The implication is that COUNTESS is an Awful British Comedian film in which the Awful British Comedian stays offscreen, plonked in the director’s chair. With its flat Pinewood look, Margaret Rutherford guest spot (she provided previous support for Norman Wisdom and Frankie Howerd), and half-hearted farce plotting, ACFHK does indeed sit adjacent to that subgenre, even if it was conceived in Hollywood in the 1930s, or maybe on Chaplin’s far east holiday to Singaopore.

There is some business with champagne, and somebody turns the romantic Russian music off — the first indication we’ve had that this score is dietetic, issuing from Brando’s hi-fi rather than being dropped onto the soundtrack from on high. It’s rather distracting.

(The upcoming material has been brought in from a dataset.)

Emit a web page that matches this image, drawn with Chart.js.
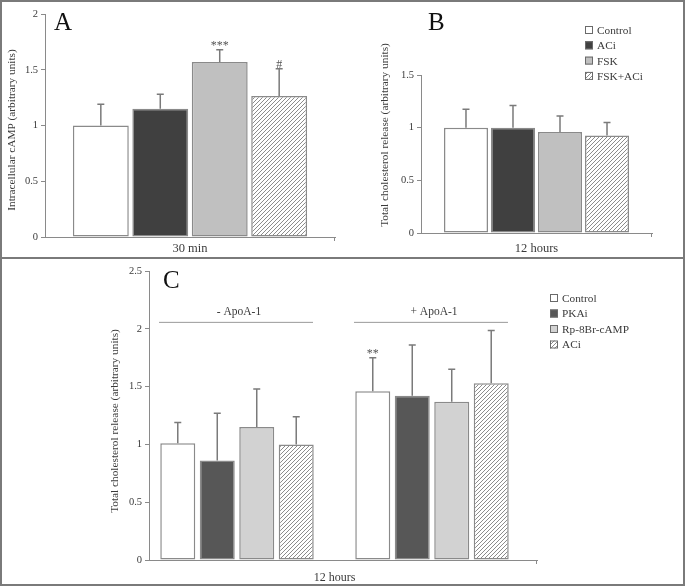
<!DOCTYPE html>
<html>
<head>
<meta charset="utf-8">
<title>cAMP and cholesterol release</title>
<script src="https://cdn.jsdelivr.net/npm/chart.js@4.4.0/dist/chart.umd.min.js"></script>
<style>
  html, body { margin: 0; padding: 0; background: #fff; }
  #fig { position: relative; width: 685px; height: 586px; overflow: hidden; }
  #fig canvas { position: absolute; }
  .frame { position: absolute; left: 0; top: 0; width: 681px; height: 582px; border: 2px solid #7a7a7a; }
  .divider { position: absolute; left: 0; top: 257px; width: 685px; height: 2px; background: #7a7a7a; }
</style>
</head>
<body>
<div id="fig">
  <canvas id="chartA" width="340" height="257" style="left:0;top:0"></canvas>
  <canvas id="chartB" width="345" height="257" style="left:340px;top:0"></canvas>
  <canvas id="chartC" width="685" height="327" style="left:0;top:259px"></canvas>
  <div class="frame"></div>
  <div class="divider"></div>
</div>
<script>
// ---- data ----
// panels A and B
const seriesAB = ['Control', 'ACi', 'FSK', 'FSK+ACi'];
const categoryA = ['30 min'];
const valuesA = [1.00, 1.15, 1.57, 1.265];
const errorsA = [0.19, 0.13, 0.11, 0.245];   // upper SD
const marksA = ['', '', '***', '#'];

const categoryB = ['12 hours'];
const valuesB = [1.00, 1.00, 0.96, 0.925];
const errorsB = [0.175, 0.21, 0.15, 0.125];
const marksB = ['', '', '', ''];

// panel C: two groups, four treatments
const seriesC = ['Control', 'PKAi', 'Rp-8Br-cAMP', 'ACi'];
const groupsC = ['- ApoA-1', '+ ApoA-1'];
const controlC = [1.01, 1.46];
const pkaiC = [0.86, 1.42];
const rpC = [1.15, 1.37];
const aciC = [1.00, 1.53];
const controlErrC = [0.18, 0.29];
const pkaiErrC = [0.41, 0.44];
const rpErrC = [0.33, 0.28];
const aciErrC = [0.24, 0.455];
const controlMarksC = ['', '**'];
const noMarksC = ['', ''];

// y ticks
const yMaxA = 2, yMaxB = 1.5, yMaxC = 2.5, yStep = 0.5;

// ---- styling ----
const SERIF = "'Liberation Serif', 'Times New Roman', serif";
const AXIS = '#8a8a8a';
const TEXT = '#3a3a3a';

function hatchPattern() {
  const c = document.createElement('canvas');
  c.width = 4; c.height = 4;
  const g = c.getContext('2d');
  g.fillStyle = '#fff';
  g.fillRect(0, 0, 4, 4);
  g.strokeStyle = '#8c8c8c';
  g.lineWidth = 1;
  g.beginPath();
  g.moveTo(0, 4); g.lineTo(4, 0);
  g.moveTo(-1, 1); g.lineTo(1, -1);
  g.moveTo(3, 5); g.lineTo(5, 3);
  g.stroke();
  return g.createPattern(c, 'repeat');
}
const hatch = hatchPattern();
const fillsAB = ['#ffffff', '#404040', '#c0c0c0', hatch];
const fillsC = ['#ffffff', '#575757', '#d2d2d2', hatch];

// draws error bars, significance marks, legend, titles, panel letter
const extras = {
  id: 'extras',
  afterDatasetsDraw(chart, args, o) {
    const ctx = chart.ctx;
    const ys = chart.scales.y;
    const xs = chart.scales.x;
    const area = chart.chartArea;
    ctx.save();

    // error bars + marks
    chart.data.datasets.forEach((ds, di) => {
      const meta = chart.getDatasetMeta(di);
      meta.data.forEach((bar, i) => {
        const raw = ds.data[i];
        const v = typeof raw === 'object' ? raw.y : raw;
        const top = ys.getPixelForValue(v + ds.errors[i]);
        const base = ys.getPixelForValue(v);
        ctx.strokeStyle = '#7a7a7a';
        ctx.lineWidth = 1.5;
        ctx.beginPath();
        ctx.moveTo(bar.x, base);
        ctx.lineTo(bar.x, top);
        ctx.moveTo(bar.x - 3.5, top);
        ctx.lineTo(bar.x + 3.5, top);
        ctx.stroke();
        if (ds.marks && ds.marks[i]) {
          ctx.fillStyle = '#555';
          ctx.font = '12px ' + SERIF;
          ctx.textAlign = 'center';
          ctx.textBaseline = 'alphabetic';
          ctx.fillText(ds.marks[i], bar.x, top - 1);
        }
      });
    });

    // small tick at the right end of the x axis
    ctx.strokeStyle = AXIS;
    ctx.lineWidth = 1;
    ctx.beginPath();
    ctx.moveTo(area.right - 0.5, area.bottom);
    ctx.lineTo(area.right - 0.5, area.bottom + 4);
    ctx.stroke();

    // panel letter
    ctx.fillStyle = '#111';
    ctx.font = '25px ' + SERIF;
    ctx.textAlign = 'left';
    ctx.textBaseline = 'alphabetic';
    ctx.fillText(o.letter, o.letterX, o.letterY);

    // rotated y title
    ctx.save();
    ctx.translate(o.titleX, o.titleY);
    ctx.rotate(-Math.PI / 2);
    ctx.fillStyle = TEXT;
    ctx.font = '11.3px ' + SERIF;
    ctx.textAlign = 'center';
    ctx.textBaseline = 'middle';
    ctx.fillText(o.title, 0, 0);
    ctx.restore();

    // legend
    if (o.legend) {
      chart.data.datasets.forEach((ds, di) => {
        const yy = o.legend.y + di * o.legend.dy;
        ctx.fillStyle = ds.backgroundColor;
        ctx.fillRect(o.legend.x, yy - 4, 8, 8);
        ctx.strokeStyle = '#6a6a6a';
        ctx.lineWidth = 1;
        ctx.strokeRect(o.legend.x + 0.5, yy - 3.5, 7, 7);
        ctx.fillStyle = TEXT;
        ctx.font = '11.3px ' + SERIF;
        ctx.textAlign = 'left';
        ctx.textBaseline = 'middle';
        ctx.fillText(ds.label, o.legend.x + 12, yy + 1);
      });
    }

    // group brackets (panel C)
    if (o.groups) {
      const lineY = ys.getPixelForValue(o.groups.at);
      o.groups.labels.forEach((lab, gi) => {
        const cx = xs.getPixelForValue(gi);
        ctx.strokeStyle = '#9a9a9a';
        ctx.lineWidth = 1;
        ctx.beginPath();
        ctx.moveTo(cx - 78, lineY + 0.5);
        ctx.lineTo(cx + 76, lineY + 0.5);
        ctx.stroke();
        ctx.fillStyle = TEXT;
        ctx.font = '11.5px ' + SERIF;
        ctx.textAlign = 'center';
        ctx.textBaseline = 'middle';
        ctx.fillText(lab, cx + 2, lineY - 10);
      });
      // x caption centred between the groups
      const mid = (xs.getPixelForValue(0) + xs.getPixelForValue(1)) / 2;
      ctx.font = '12px ' + SERIF;
      ctx.fillText(o.groups.caption, mid, area.bottom + 18);
    }
    ctx.restore();
  }
};

function yAxis(max, width) {
  return {
    min: 0,
    max: max,
    ticks: {
      stepSize: yStep,
      color: TEXT,
      font: { family: SERIF, size: 10.5 },
      padding: 3,
      callback: v => String(v)
    },
    grid: { drawOnChartArea: false, drawTicks: true, tickLength: 4, color: AXIS },
    border: { color: AXIS, width: 1 },
    afterFit(s) { s.width = width; }
  };
}

function categoryAxis(height, pad) {
  return {
    ticks: { color: TEXT, font: { family: SERIF, size: 12.5 }, padding: pad },
    grid: { display: false, drawTicks: false },
    border: { color: AXIS, width: 1 },
    afterFit(s) { s.height = height; }
  };
}

function barSet(label, data, errors, marks, fill, catPct, barPct) {
  return {
    label: label,
    data: data,
    errors: errors,
    marks: marks,
    backgroundColor: fill,
    borderColor: '#8a8a8a',
    borderWidth: 1.5,
    borderSkipped: false,
    categoryPercentage: catPct,
    barPercentage: barPct
  };
}

const common = {
  responsive: false,
  animation: false,
  devicePixelRatio: 1,
  events: []
};

// ---- panel A ----
new Chart(document.getElementById('chartA'), {
  type: 'bar',
  data: {
    labels: categoryA,
    datasets: seriesAB.map((s, i) =>
      barSet(s, [valuesA[i]], [errorsA[i]], [marksA[i]], fillsAB[i], 0.82, 0.94))
  },
  options: Object.assign({}, common, {
    layout: { padding: { left: 0, right: 5, top: 14, bottom: 0 } },
    scales: { x: categoryAxis(20, 4), y: yAxis(yMaxA, 45) },
    plugins: {
      legend: { display: false },
      tooltip: { enabled: false },
      extras: {
        letter: 'A', letterX: 54, letterY: 30,
        title: 'Intracellular cAMP (arbitrary units)', titleX: 12, titleY: 130
      }
    }
  }),
  plugins: [extras]
});

// ---- panel B ----
new Chart(document.getElementById('chartB'), {
  type: 'bar',
  data: {
    labels: categoryB,
    datasets: seriesAB.map((s, i) =>
      barSet(s, [valuesB[i]], [errorsB[i]], [marksB[i]], fillsAB[i], 0.814, 0.936))
  },
  options: Object.assign({}, common, {
    layout: { padding: { left: 0, right: 33, top: 75, bottom: 0 } },
    scales: { x: categoryAxis(24, 8), y: yAxis(yMaxB, 81) },
    plugins: {
      legend: { display: false },
      tooltip: { enabled: false },
      extras: {
        letter: 'B', letterX: 88, letterY: 30,
        title: 'Total cholesterol release (arbitrary units)', titleX: 45, titleY: 135,
        legend: { x: 245, y: 30, dy: 15.3 }
      }
    }
  }),
  plugins: [extras]
});

// ---- panel C ----
const cMeans = [controlC, pkaiC, rpC, aciC];
const cErrs = [controlErrC, pkaiErrC, rpErrC, aciErrC];
const cMarks = [controlMarksC, noMarksC, noMarksC, noMarksC];

new Chart(document.getElementById('chartC'), {
  type: 'bar',
  data: {
    datasets: seriesC.map((s, i) =>
      barSet(s, groupsC.map((g, gi) => ({ x: gi, y: cMeans[i][gi] })),
        cErrs[i], cMarks[i], fillsC[i], 0.81, 0.886))
  },
  options: Object.assign({}, common, {
    layout: { padding: { left: 0, right: 148, top: 12, bottom: 0 } },
    scales: {
      x: {
        type: 'linear',
        min: -0.4513,
        max: 1.5385,
        offset: false,
        ticks: { display: false },
        grid: { display: false, drawTicks: false },
        border: { color: AXIS, width: 1 },
        afterBuildTicks(s) { s.ticks = groupsC.map((g, gi) => ({ value: gi })); },
        afterFit(s) { s.height = 26; }
      },
      y: yAxis(yMaxC, 149)
    },
    plugins: {
      legend: { display: false },
      tooltip: { enabled: false },
      extras: {
        letter: 'C', letterX: 163, letterY: 29,
        title: 'Total cholesterol release (arbitrary units)', titleX: 115, titleY: 162,
        legend: { x: 550, y: 39, dy: 15.5 },
        groups: { labels: groupsC, at: 2.06, caption: '12 hours' }
      }
    }
  }),
  plugins: [extras]
});
</script>
</body>
</html>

Ballroom. Good view out the window, not as fake as one expects here. Don Ashton’s production design is not stunning but it is proficient. He did BRIDGE ON THE RIVER KWAI, not a small job. And Chaplin is moving the camera a little.

A pity Chaplin didn’t take Oliver Johnston’s role. It might not have helped much, but there would have been clear interest in him sharing the screen with Brando and Loren. Instead we just get a tantalising cameo.

Ollie tells us that the countesses are genuine and “their parents escaped to Shanghai during the Russian Revolution.” Which means this MUST be a period movie, and in fact it can’t even be happening after WWII, as that intertitle claimed. Or else Sophia’s parents escaped to Shanghai as infants, then met, married and had her when they grew up.

Sophia’s gorgeous co-countesses cannot act. AT ALL. And yet they are given lines, unnecessary lines, in which we learn for the third time that Marlon is a big oil man.

And we’re ten minutes in!

A COUNTESS FROM HONG KONG stars Doctor Moreau; Filumena Marturano; Neville; Neville Chamberlain; Melanie Daniels; Harry, Scrooge’s Nephew; Ambassadore Jaume; Madame Arcati; Ruby; Opal; Midnight; Mavis Winkle; Diana Smallwood; Vivian Darkbloom; Zoot/Dingo; and Lord Helpus.